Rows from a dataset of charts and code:
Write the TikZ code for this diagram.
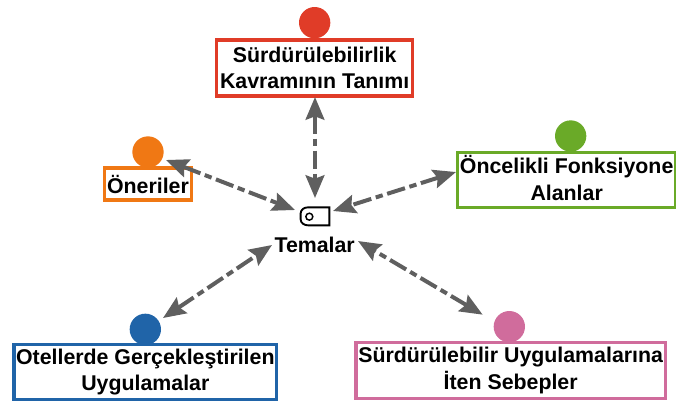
\documentclass[tikz,border=0pt]{standalone}
\usepackage{fontspec}
\setmainfont{Liberation Sans}
\usetikzlibrary{arrows.meta}
\definecolor{linkgray}{HTML}{5F5F5F}
\definecolor{redc}{HTML}{E03C28}
\definecolor{orangec}{HTML}{F07814}
\definecolor{greenc}{HTML}{6AAA28}
\definecolor{bluec}{HTML}{2064A8}
\definecolor{pinkc}{HTML}{D06C9C}
\tikzset{
  lbl/.style={draw, line width=2.4pt, align=center, font=\bfseries\fontsize{16}{20}\selectfont, inner sep=0pt, anchor=center},
  dot/.style={circle, inner sep=0pt, minimum size=23.5pt},
  link/.style={{Stealth[length=17pt,width=14pt,inset=2.5pt]}-{Stealth[length=17pt,width=14pt,inset=2.5pt]}, linkgray, line width=3pt, dash pattern=on 14pt off 3.5pt on 5.5pt off 3.5pt},
}
\begin{document}
\begin{tikzpicture}[x=1pt,y=-1pt]
\useasboundingbox (0,0) rectangle (507,300.75);
% theme
\node[inner sep=0pt] (hub) at (236,162.5) {};
\node[font=\bfseries\fontsize{16}{18}\selectfont] (tema) at (236,183.5) {Temalar};
\draw[line width=1.4pt] (247,155.5) -- (231,155.5) to[out=180,in=90] (225.5,160) -- (225.5,164.5) to[out=-90,in=180] (231,169) -- (247,169) -- cycle;
\draw[line width=1.1pt] (232,162.5) circle (2.6pt);
% boxes
\node[dot,fill=redc] (d1) at (236,17) {};
\node[lbl,draw=redc,minimum width=147pt,minimum height=42pt] (b1) at (236,51) {Sürdürülebilirlik\\Kavramının Tanımı};
\node[dot,fill=orangec] (d2) at (111,114) {};
\node[lbl,draw=orangec,minimum width=65pt,minimum height=24pt] (b2) at (111,138) {Öneriler};
\node[dot,fill=greenc] (d3) at (428,102) {};
\node[lbl,draw=greenc,minimum width=164pt,minimum height=41pt] (b3) at (425,135) {Öncelikli Fonksiyone\\Alanlar\rule[-3pt]{0pt}{1pt}};
\node[dot,fill=bluec] (d4) at (109,247) {};
\node[lbl,draw=bluec,minimum width=197pt,minimum height=41pt] (b4) at (109,279) {Otellerde Gerçekleştirilen\\Uygulamalar};
\node[dot,fill=pinkc] (d5) at (382,245) {};
\node[lbl,draw=pinkc,minimum width=232pt,minimum height=42pt] (b5) at (383,278) {Sürdürülebilir Uygulamalarına\\İten Sebepler};
% links
\coordinate (h1) at (236.25,148.5);
\coordinate (h2) at (221.25,157.5);
\coordinate (h3) at (249.75,158.25);
\coordinate (h4) at (204,183.75);
\coordinate (h5) at (268.5,180.75);
\coordinate (e1) at (236.25,72.75);
\coordinate (e2) at (124.5,120);
\coordinate (e3) at (342,129);
\coordinate (e4) at (122.25,238.5);
\coordinate (e5) at (362,236);
\draw[link] (e1) -- (h1);
\draw[link] (e2) -- (h2);
\draw[link] (e3) -- (h3);
\draw[link] (e4) -- (h4);
\draw[link] (e5) -- (h5);
\end{tikzpicture}
\end{document}
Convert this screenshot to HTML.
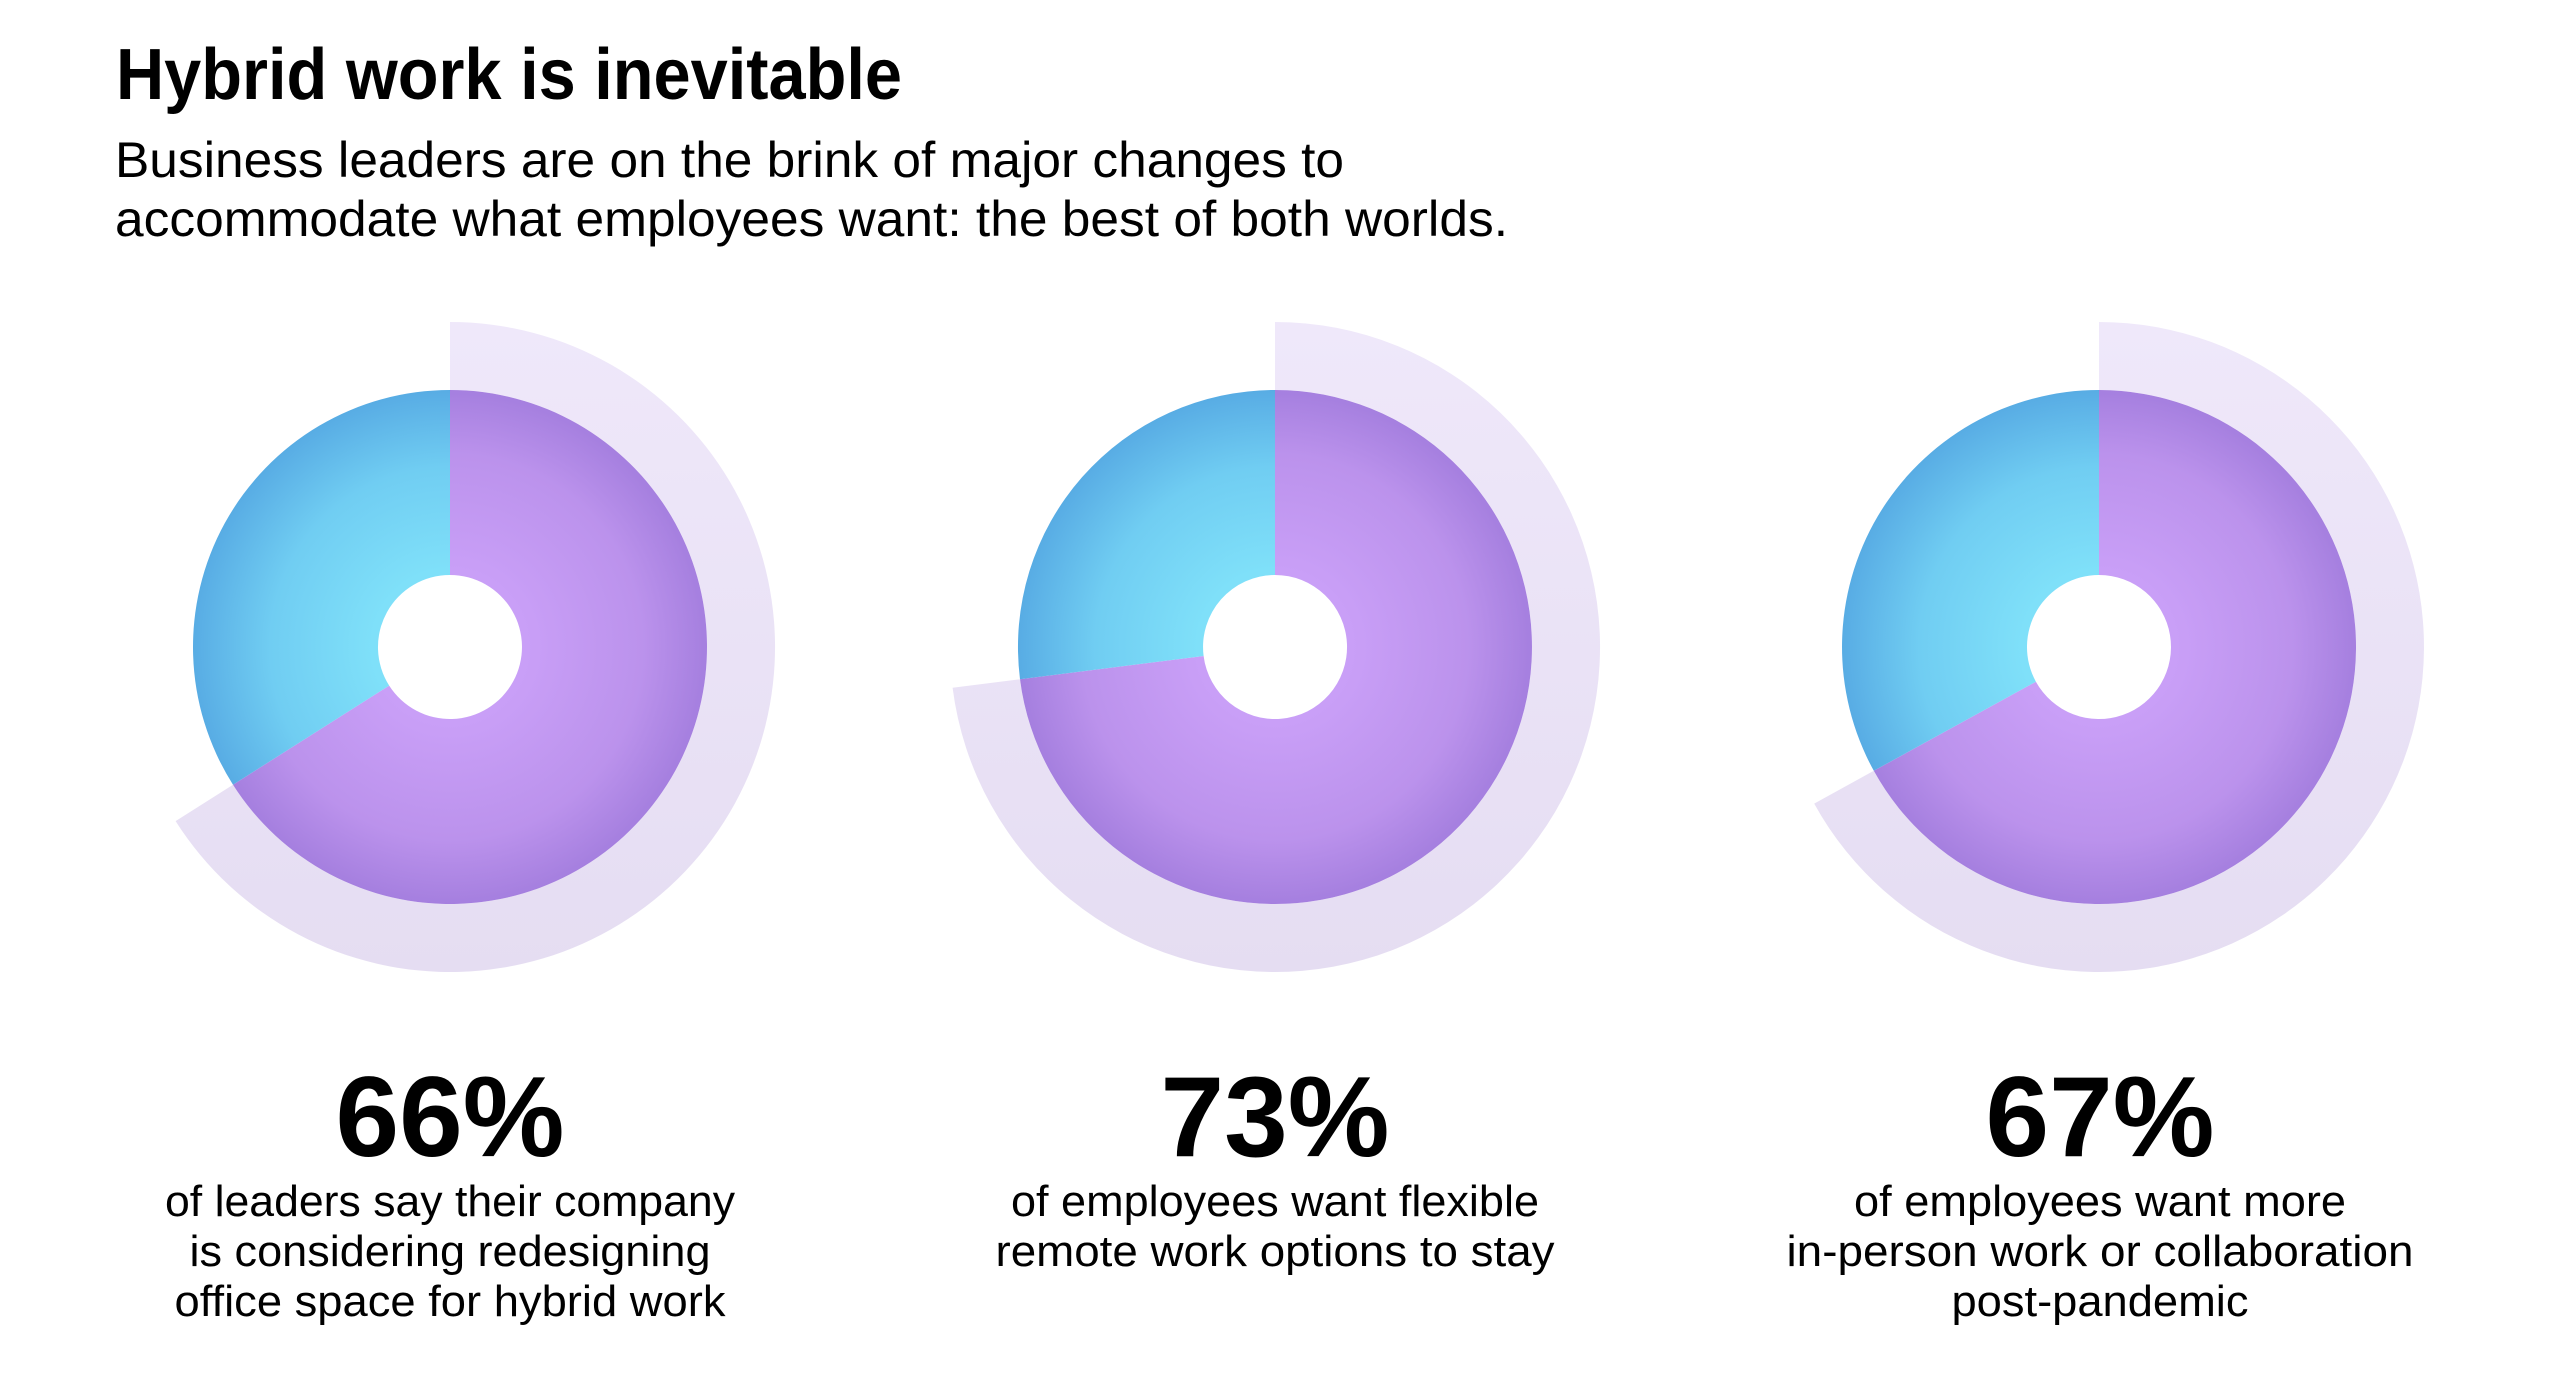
<!DOCTYPE html>
<html><head><meta charset="utf-8"><style>
html,body{margin:0;padding:0;background:#fff;}
svg{display:block;}
text{font-family:"Liberation Sans",sans-serif;fill:#000;}
</style></head><body>
<svg width="2560" height="1389" viewBox="0 0 2560 1389" xmlns="http://www.w3.org/2000/svg">
<defs>
<radialGradient id="p1" gradientUnits="userSpaceOnUse" cx="450" cy="647" r="257"><stop offset="0.3" stop-color="#c99ff7"/><stop offset="0.75" stop-color="#bb92ec"/><stop offset="1" stop-color="#a57fdf"/></radialGradient>
<radialGradient id="p2" gradientUnits="userSpaceOnUse" cx="1275" cy="647" r="257"><stop offset="0.3" stop-color="#c99ff7"/><stop offset="0.75" stop-color="#bb92ec"/><stop offset="1" stop-color="#a57fdf"/></radialGradient>
<radialGradient id="p3" gradientUnits="userSpaceOnUse" cx="2099" cy="647" r="257"><stop offset="0.3" stop-color="#c99ff7"/><stop offset="0.75" stop-color="#bb92ec"/><stop offset="1" stop-color="#a57fdf"/></radialGradient>
<radialGradient id="b1" gradientUnits="userSpaceOnUse" cx="450" cy="647" r="257"><stop offset="0.3" stop-color="#7fe0f9"/><stop offset="0.7" stop-color="#70cdf2"/><stop offset="1" stop-color="#58ace4"/></radialGradient>
<radialGradient id="b2" gradientUnits="userSpaceOnUse" cx="1275" cy="647" r="257"><stop offset="0.3" stop-color="#7fe0f9"/><stop offset="0.7" stop-color="#70cdf2"/><stop offset="1" stop-color="#58ace4"/></radialGradient>
<radialGradient id="b3" gradientUnits="userSpaceOnUse" cx="2099" cy="647" r="257"><stop offset="0.3" stop-color="#7fe0f9"/><stop offset="0.7" stop-color="#70cdf2"/><stop offset="1" stop-color="#58ace4"/></radialGradient>
<linearGradient id="lg" x1="0" y1="0" x2="0" y2="1"><stop offset="0" stop-color="#efe8fa"/><stop offset="1" stop-color="#e5ddf2"/></linearGradient>
</defs>

<text x="116" y="99" font-size="72" font-weight="bold" textLength="786" lengthAdjust="spacingAndGlyphs">Hybrid work is inevitable</text>
<text x="115" y="177" font-size="50" textLength="1229" lengthAdjust="spacingAndGlyphs">Business leaders are on the brink of major changes to</text>
<text x="115" y="236" font-size="50" textLength="1393" lengthAdjust="spacingAndGlyphs">accommodate what employees want: the best of both worlds.</text>

<!-- Donut 1 -->
<path d="M450 322 A325 325 0 1 1 175.6 821.1 L233.0 784.7 A257 257 0 1 0 450 390 Z" fill="url(#lg)"/>
<path d="M450 390 A257 257 0 1 1 233.0 784.7 L389.2 685.6 A72 72 0 1 0 450 575 Z" fill="url(#p1)"/>
<path d="M233.0 784.7 A257 257 0 0 1 450 390 L450 575 A72 72 0 0 0 389.2 685.6 Z" fill="url(#b1)"/>

<!-- Donut 2 -->
<path d="M1275 322 A325 325 0 1 1 952.6 687.7 L1020.0 679.2 A257 257 0 1 0 1275 390 Z" fill="url(#lg)"/>
<path d="M1275 390 A257 257 0 1 1 1020.0 679.2 L1203.6 656.0 A72 72 0 1 0 1275 575 Z" fill="url(#p2)"/>
<path d="M1020.0 679.2 A257 257 0 0 1 1275 390 L1275 575 A72 72 0 0 0 1203.6 656.0 Z" fill="url(#b2)"/>

<!-- Donut 3 -->
<path d="M2099 322 A325 325 0 1 1 1814.2 803.6 L1873.8 770.8 A257 257 0 1 0 2099 390 Z" fill="url(#lg)"/>
<path d="M2099 390 A257 257 0 1 1 1873.8 770.8 L2035.9 681.7 A72 72 0 1 0 2099 575 Z" fill="url(#p3)"/>
<path d="M1873.8 770.8 A257 257 0 0 1 2099 390 L2099 575 A72 72 0 0 0 2035.9 681.7 Z" fill="url(#b3)"/>

<g text-anchor="middle">
<text x="450" y="1156" font-size="114" font-weight="bold" textLength="229" lengthAdjust="spacingAndGlyphs">66%</text>
<text x="450" y="1216" font-size="44" textLength="570" lengthAdjust="spacingAndGlyphs">of leaders say their company</text>
<text x="450" y="1266" font-size="44" textLength="521" lengthAdjust="spacingAndGlyphs">is considering redesigning</text>
<text x="450" y="1316" font-size="44" textLength="551" lengthAdjust="spacingAndGlyphs">office space for hybrid work</text>

<text x="1275" y="1156" font-size="114" font-weight="bold" textLength="229" lengthAdjust="spacingAndGlyphs">73%</text>
<text x="1275" y="1216" font-size="44" textLength="528" lengthAdjust="spacingAndGlyphs">of employees want flexible</text>
<text x="1275" y="1266" font-size="44" textLength="559" lengthAdjust="spacingAndGlyphs">remote work options to stay</text>

<text x="2100" y="1156" font-size="114" font-weight="bold" textLength="229" lengthAdjust="spacingAndGlyphs">67%</text>
<text x="2100" y="1216" font-size="44" textLength="492" lengthAdjust="spacingAndGlyphs">of employees want more</text>
<text x="2100" y="1266" font-size="44" textLength="627" lengthAdjust="spacingAndGlyphs">in-person work or collaboration</text>
<text x="2100" y="1316" font-size="44" textLength="297" lengthAdjust="spacingAndGlyphs">post-pandemic</text>
</g>
</svg>
</body></html>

Exercise directions: Filter the records above for "this" and copy every matching line.

Complete output:
Write the TikZ code for this diagram.
Convert this screenshot to HTML.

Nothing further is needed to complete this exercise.